# Loud Booms



## Wind In His Hair (Dec 31, 2009)

What's with the noise going on in the Salt Lake Valley? Camp Williams had live fire exercises two weeks ago, but I couldn't find anything going on now. Is Kennecott blasting?


----------



## .45 (Sep 21, 2007)

Wind In His Hair said:


> What's with the noise going on in the Salt Lake Valley? Camp Williams had live fire exercises two weeks ago, but I couldn't find anything going on now.
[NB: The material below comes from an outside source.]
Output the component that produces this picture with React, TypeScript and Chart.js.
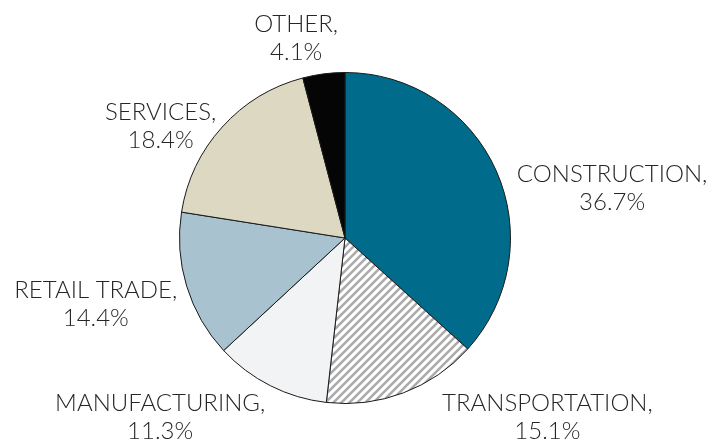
import React, { useEffect, useRef } from "react";
import { Chart, registerables } from "chart.js";

Chart.register(...registerables);

const categories = ["CONSTRUCTION", "TRANSPORTATION", "MANUFACTURING", "RETAIL TRADE", "SERVICES", "OTHER"];
const shares = [36.7, 15.1, 11.3, 14.4, 18.4, 4.1];
const sliceColors = ["#006B8A", "HATCH", "#F1F3F5", "#A9C2CF", "#DCD8C2", "#050505"];
// label block centres, in units of the pie radius from the pie centre
const labelPlacement: [number, number][] = [
  [1.614, -0.301],
  [1.223, 1.084],
  [-1.117, 1.084],
  [-1.506, 0.398],
  [-1.114, -0.678],
  [-0.295, -1.208],
];

function makeHatch(): CanvasPattern | string {
  const s = 8;
  const c = document.createElement("canvas");
  c.width = s;
  c.height = s;
  const g = c.getContext("2d");
  if (!g) return "#cccccc";
  g.fillStyle = "#ffffff";
  g.fillRect(0, 0, s, s);
  g.strokeStyle = "#ababab";
  g.lineWidth = 2.6;
  g.beginPath();
  g.moveTo(-1, s + 1);
  g.lineTo(s + 1, -1);
  g.moveTo(-1, 1);
  g.lineTo(1, -1);
  g.moveTo(s - 1, s + 1);
  g.lineTo(s + 1, s - 1);
  g.stroke();
  const p = g.createPattern(c, "repeat");
  return p || "#cccccc";
}

const FONT = "300 24px Lato, 'Open Sans', sans-serif";

const labelPlugin = {
  id: "outsideLabels",
  afterDatasetsDraw(chart: any) {
    const meta = chart.getDatasetMeta(0);
    const ctx = chart.ctx;
    ctx.save();
    ctx.font = FONT;
    ctx.fillStyle = "#262626";
    ctx.textAlign = "center";
    ctx.textBaseline = "middle";
    const lineH = 28;
    meta.data.forEach((arc: any, i: number) => {
      const { x, y, outerRadius } = arc.getProps(["x", "y", "outerRadius"], true);
      const [fx, fy] = labelPlacement[i];
      const cx = x + fx * outerRadius;
      const cy = y + fy * outerRadius;
      ctx.fillText(categories[i] + ",", cx, cy - lineH / 2);
      ctx.fillText(shares[i].toFixed(1) + "%", cx, cy + lineH / 2);
    });
    ctx.restore();
  },
};

export default function App() {
  const ref = useRef<HTMLCanvasElement | null>(null);
  useEffect(() => {
    document.body.style.margin = "0";
    if (!ref.current) return;
    const hatch = makeHatch();
    const chart = new Chart(ref.current, {
      type: "pie",
      data: {
        labels: categories,
        datasets: [
          {
            data: shares,
            backgroundColor: sliceColors.map((c) => (c === "HATCH" ? hatch : c)) as any,
            borderColor: "#1a1a1a",
            borderWidth: 1,
          },
        ],
      },
      options: {
        responsive: false,
        animation: false,
        layout: { padding: { left: 179, right: 201, top: 72, bottom: 36 } },
        plugins: {
          legend: { display: false },
          tooltip: { enabled: false },
        },
      },
      plugins: [labelPlugin],
    });
    return () => chart.destroy();
  }, []);
  return (
    <div style={{ position: "absolute", left: 0, top: 0, width: 712, height: 440, background: "#fff" }}>
      <canvas ref={ref} width={712} height={440} />
    </div>
  );
}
Is Kennecott blasting?


Those 'booms' were slightly shaking my house, I thought it might also be thunder from the little storm cloud that came from the west about that time. :?


----------



## Wind In His Hair (Dec 31, 2009)

We've started noticing them yesterday afternoon. Didn't see anything on the news or ksl.com.


----------



## Mr Muleskinner (Feb 14, 2012)

They are blasting in the pit at Kennecott. They put the notice in the paper under legal notices in fine print. I think they will be done today.


----------



## Last Man Standing (Dec 7, 2011)

My roommate is in an artillery unit with the national guard and they are having a 3 day drill this weekend. Not sure if they are doing any live fire, but it's possible.


----------



## martymcfly73 (Sep 17, 2007)

Artillery at Camp Williams.


----------



## Last Man Standing (Dec 7, 2011)

My roommate just confirmed it, not only did they do live fire, but it was family day, so they put on a big show.


----------